Irving set about rebuilding trust and offering a vision for the company, married with a pragmatic sense of what he thought was possible. The idea was to give patrons and stakeholders a sense of why OBT mattered. It wasn't always an easy sell.
“We have it tough here, because the culture of the Northwest is being out in nature," Irving says. “Our whole thing is that you can think of going to a ballet performance as a way to have fun." The trick in Portland, as elsewhere, is programming material that feeds the desire both for tradition and idiosyncrasy. Irving's programming for the upcoming season twines classical (Serenade, a new Swan Lake) with contemporary (two company premieres from Nacho Duato, William Forsythe's In the middle, somewhat elevated).

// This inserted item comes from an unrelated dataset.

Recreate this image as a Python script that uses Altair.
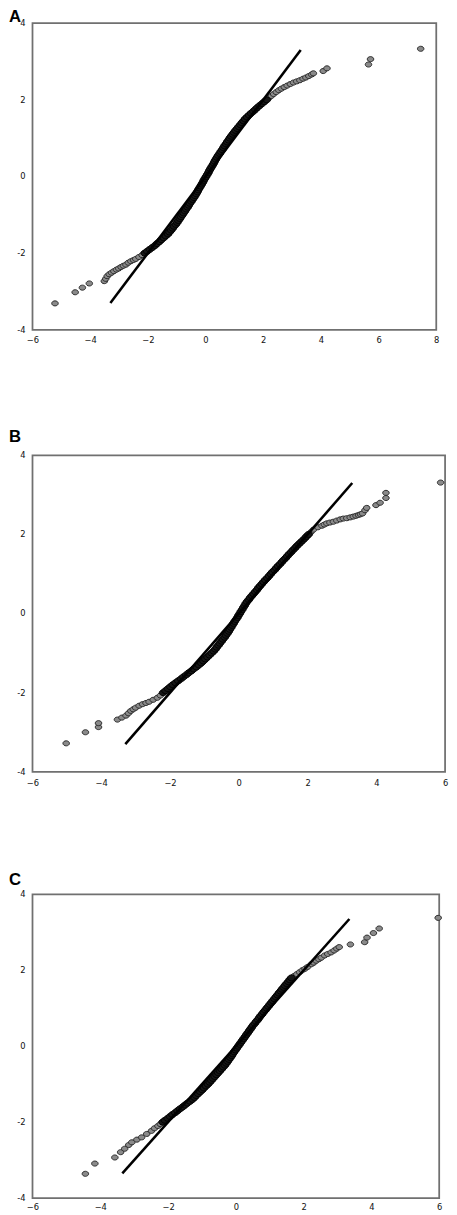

Although OBT's roster had been reduced from 26 dancers to 20 and contracts from 36 weeks to 30 before he arrived, both are creeping back up: This season, there will be 22 company members, 5 apprentices and a 34-week contract. In 2015, he inaugurated OBT2; 10 to 12 students are chosen for it at the end of the School of Oregon Ballet Theatre's summer intensive and perform with the main company.
Peter Franc, a 29-year-old soloist, says Irving's wide-ranging experience makes him an insightful director and coach. “His attention to detail keeps everyone honest and working hard." Franc, who danced with Houston Ballet and Aspen Santa Fe Ballet, likes that OBT falls somewhere between his previous employers in terms of size and style. Company artist Emily Parker, who came to OBT after graduating from Indiana University, agrees: “I wanted somewhere that had a mixed rep and that I would fit into—not a huge company."
“Articulate" is the word Irving uses to describe what he looks for in new hires: “the ability to draw on your technique, to be precise," he says. “That's a fundamental tool, and I try to help dancers develop it. During 'Waltz of the Flowers,' I look at every girl, making sure they're feeling like a flower. It has to be alive. Otherwise, it's a bunch of mannerisms that don't mean anything."
Along with grooming dancers, Irving plans to nurture new dance-making talent through the first-ever Choreography XX competition. A panel recently chose three North American female choreographers to receive a commission to stage their work in 2017.
“There simply are not enough opportunities for new work—period—and even less for women. Ditto for American choreographers," he says. “As enamored as I am with contemporary European choreography, I feel there is an imbalance. The American perspective in ballet is wonderful, so it's a pleasure to try and bring more of it to greater attention."
That goal dovetails nicely with Irving's balletic worldview. “In the 21st century, dancers can do everything—and audiences want everything," he says. “I have a real respect for classical ballet done well—I just don't see it as an end point. I say the same thing about Balanchine. Every season we're going to have a journey."
Oregon Ballet Theatre At a Glance
Number of dancers: 27, including 5 apprentices
Length of contract: 34 weeks
Starting salary: Inquire with company
Performances per year: 42
OBT auditions are by invitation, Irving says: “We're screening to make sure we get professional-caliber candidates." The company holds auditions in San Francisco each January and in New York each March. “I want dancers who can dance—that's something that can't be taught," he says. “I'm as much a sucker for a beautifully shaped foot or a great line, but I'm always drawn to people, even when they're young, who can embody that poetry."